Amp It Up To....Ghostpoet.


Why the evolutionary rap experimentalist is on the cusp of cutting edge.  





If the name Ghostpoet has never once popped up in your entirety, it's not too late. However considering the London based rapper Obaro Eijimime and the rest of his instrumental band/backing had been nominated for the 2011 Mercury Prize, a prize which many projects gleam into the limelight of the fresh music front line, it would be a complete tragedy for his fruitfully vibrant wonder to be lost without a mention.
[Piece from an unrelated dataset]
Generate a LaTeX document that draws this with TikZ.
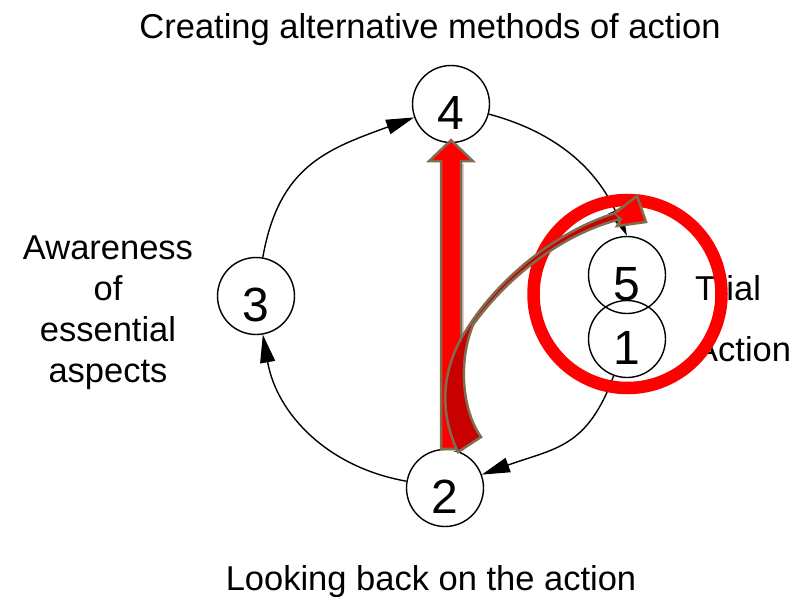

So, let's say that you haven't fully travelled into the retrospective kaleidoscope of Ghostpoet. Well a start is that the man himself originates from around the pinpoints of Coventry, Nigeria and Dominica before releasing his first EP for free, titled, ' The Sound of Strangers' where songs such as 'Longing for the night' are a fanatical fizz of elongated tongue twisting echoes. He continues to produce a synth backing of urban recurring " Just a lone type figure/just accepting the crowd" , he can even pull of " then its right back home to Masterchef on the T.V" . Perhaps its just the capability of Obaro's brooding vocals dusting over the microphone that make the eccentric construction such a perfected result. After being taken up and scouted by Giles Peterson was soon put under his Bronsworth label up to the release of 'Peanut Butter Blues and Melancholy Jam' picking up the Mercury nod. This all being released back in 2010 it still sounds a fantastic foundation to take off from.
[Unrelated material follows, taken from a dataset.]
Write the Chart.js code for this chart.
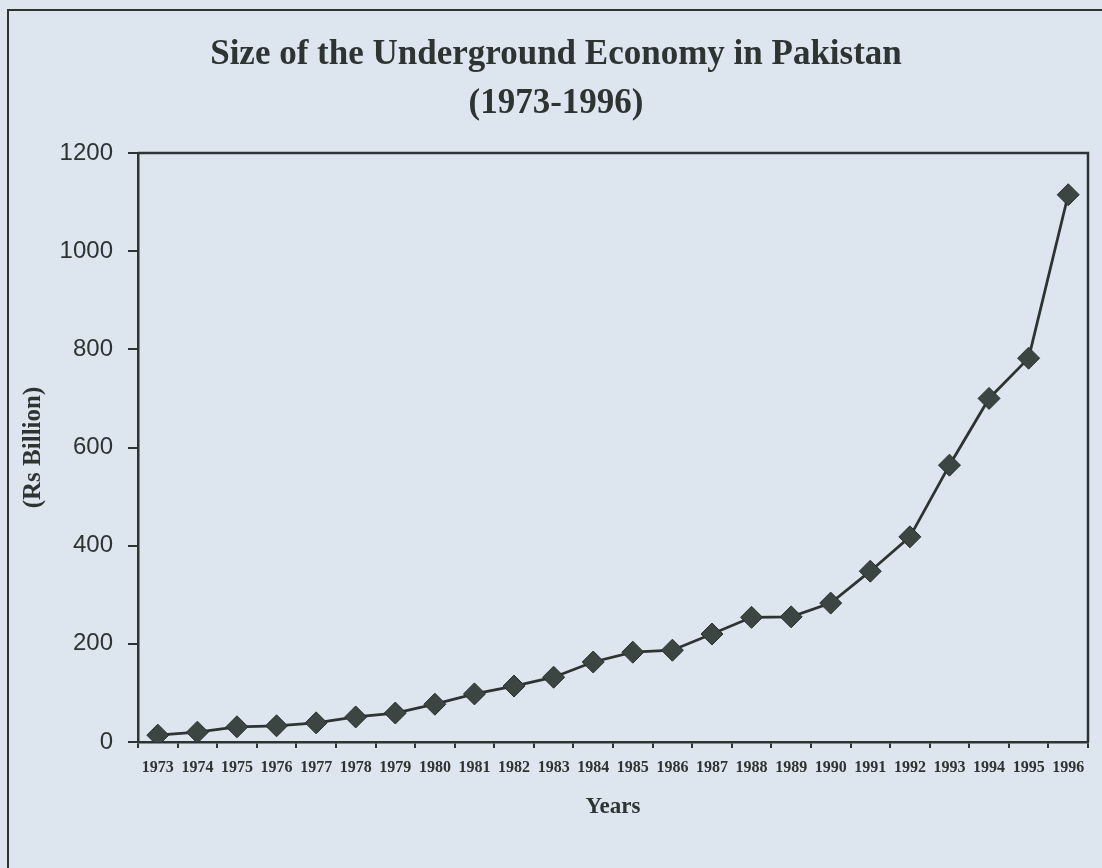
<!DOCTYPE html>
<html>
<head>
<meta charset="utf-8">
<title>Size of the Underground Economy in Pakistan</title>
<script src="https://cdn.jsdelivr.net/npm/chart.js@4"></script>
<style>
    html, body {
        margin: 0;
        padding: 0;
        background: #dde6ef;
        overflow: hidden;
    }
    #wrap {
        position: relative;
        width: 1102px;
        height: 868px;
    }
    #frame {
        position: absolute;
        left: 7px;
        top: 9px;
        width: 1200px;
        height: 1000px;
        border-left: 2.5px solid #2e3431;
        border-top: 2.5px solid #2e3431;
    }
    #chart {
        position: absolute;
        left: 0;
        top: 0;
    }
</style>
</head>
<body>
<div id="wrap">
    <div id="frame"></div>
    <canvas id="chart" width="1102" height="868"></canvas>
</div>
<script>
// years on the x axis
let years = ["1973", "1974", "1975", "1976", "1977", "1978", "1979", "1980", "1981", "1982", "1983", "1984",
    "1985", "1986", "1987", "1988", "1989", "1990", "1991", "1992", "1993", "1994", "1995", "1996"];

// estimated size of the underground economy, Rs billion
let undergroundSize = [14, 20, 31, 33, 39, 51, 59, 77, 98, 114, 132, 163,
    183, 187, 220, 254, 255, 283, 348, 418, 564, 700, 782, 1115];

let titleLines = ["Size of the Underground Economy in Pakistan", "(1973-1996)"];
let yAxisTitle = "(Rs Billion)";
let xAxisTitle = "Years";

const INK = "#2e3431";

/**
 * draws the top and right edge of the plot box
 */
let plotBox = {
    id: "plotBox",
    afterDraw: function (chart) {
        let area = chart.chartArea;
        let ctx = chart.ctx;
        ctx.save();
        ctx.strokeStyle = INK;
        ctx.lineWidth = 2.5;
        ctx.beginPath();
        ctx.moveTo(area.left, area.top);
        ctx.lineTo(area.right, area.top);
        ctx.lineTo(area.right, area.bottom);
        ctx.stroke();
        ctx.restore();
    }
};

let chart = new Chart(document.getElementById("chart"), {
    type: "line",
    data: {
        labels: years,
        datasets: [{
            label: "Underground economy",
            data: undergroundSize,
            borderColor: INK,
            borderWidth: 2.8,
            backgroundColor: "#3b4541",
            pointStyle: "rectRot",
            pointRadius: 11,
            pointBorderColor: "#2a302d",
            pointBorderWidth: 1,
            tension: 0
        }]
    },
    options: {
        responsive: false,
        animation: false,
        layout: {
            padding: {left: 24, right: 14, top: 0, bottom: 0}
        },
        plugins: {
            legend: {display: false},
            tooltip: {enabled: false},
            title: {
                display: true,
                text: titleLines,
                color: INK,
                font: {family: "Liberation Serif", size: 35, weight: "bold", lineHeight: 1.4},
                padding: {top: 30.5, bottom: 24.5}
            }
        },
        scales: {
            x: {
                offset: true,
                grid: {
                    display: true,
                    offset: true,
                    drawOnChartArea: false,
                    drawTicks: true,
                    tickLength: 6,
                    color: INK,
                    lineWidth: 2
                },
                border: {display: true, color: INK, width: 2.5},
                ticks: {
                    color: INK,
                    padding: 10,
                    maxRotation: 0,
                    autoSkip: false,
                    font: {family: "Liberation Serif", size: 16, weight: "bold"}
                },
                title: {
                    display: true,
                    text: xAxisTitle,
                    color: INK,
                    font: {family: "Liberation Serif", size: 23, weight: "bold", lineHeight: 1.2},
                    padding: {top: 0, bottom: 47}
                },
                afterFit: function (scale) {
                    scale.height = 126;
                }
            },
            y: {
                min: 0,
                max: 1200,
                grid: {
                    display: true,
                    drawOnChartArea: false,
                    drawTicks: true,
                    tickLength: 10,
                    color: INK,
                    lineWidth: 2
                },
                border: {display: true, color: INK, width: 2.5},
                ticks: {
                    stepSize: 200,
                    color: INK,
                    padding: 15,
                    font: {family: "Liberation Sans", size: 24},
                    // plain numbers, no thousands separator
                    callback: function (value) {
                        return String(value);
                    }
                },
                title: {
                    display: true,
                    text: yAxisTitle,
                    color: INK,
                    font: {family: "Liberation Serif", size: 25, weight: "bold", lineHeight: 0.8},
                    padding: {top: 0, bottom: 0}
                },
                afterFit: function (scale) {
                    scale.width = 114;
                }
            }
        }
    },
    plugins: [plotBox]
});
</script>
</body>
</html>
Such paths have taken Ghostpoet to the whole variety of summer festivals over the years, one being last years Reading and Leeds in which I discovered him at in the first place. He was placed in what the BBC acclaim to be the 'live treehouse' with a collection of synthesizers and trumpets amongst other percussion whilst Jen Long and Greg James were jamming out in the back focus of the camera. You can think along the lines of James Blake's 'Retrograde', for starters the artwork is pretty similar for 'Some Say I So Like It Light' but It's clear from the minute you tune in that Ghostpoet projects his work as an epic, spiralling and climatic project. As you see in the bands 'Cold Win'  his lips are stylishly slurred over each syllable, Obaro can find each and every effect to bring even a single breath as an obsessive instrumental.  




Last May also saw Ghostpoet release his album, 'Some Say I So Like Light' It features most winding tracks like, 'Dial Tones' which may of been produced in some cranky old garage project, as well as being used as the Dragons Den theme feature song, it involves Lucy Rose's floating vocals, " It's my constant reality/ I believe everything is fine/ I'm just hearing dial tones" which beautifies the song along to the deepness of Obaro himself. Hastening to add that collaborations go down pretty smoothly in this album. It forms a sort of jazzed up love elsewhere, also within 'Plastic Bag Brain' involving a continuous picky riff as if Ghostpoet's travelling or in this case "Standing by the river/head to toe with shivers' in a meandering, genius journey. Meltdown ignites along with the music video a regretful yet somehow necessity that perspective over an intellectual, conscious perspective which focuses into the fact that just how theorised perhaps, his experiments can be.


 
To say the least, 'Some Say I Like It So Light' is a diversely paranoid Londoner groove of how this man, Ghostpoet, along with his essentials can make a profoundly said new born baby in the creativity of synth-rap, a new genre out of one album is always a good way to go so I'm eagerly scanning through this years festivals for any sign. A rich welcome to the dance tent in the late afternoon is the prediction, even so I for one, cannot comprehend m excitement for this guy and just plugging in gives you a whacked out whizz, rushing through an evolutionary sound system of a brain that Ghostpoet possess. And when I start writing erratically like that it its almost completely dependant on a new obsession.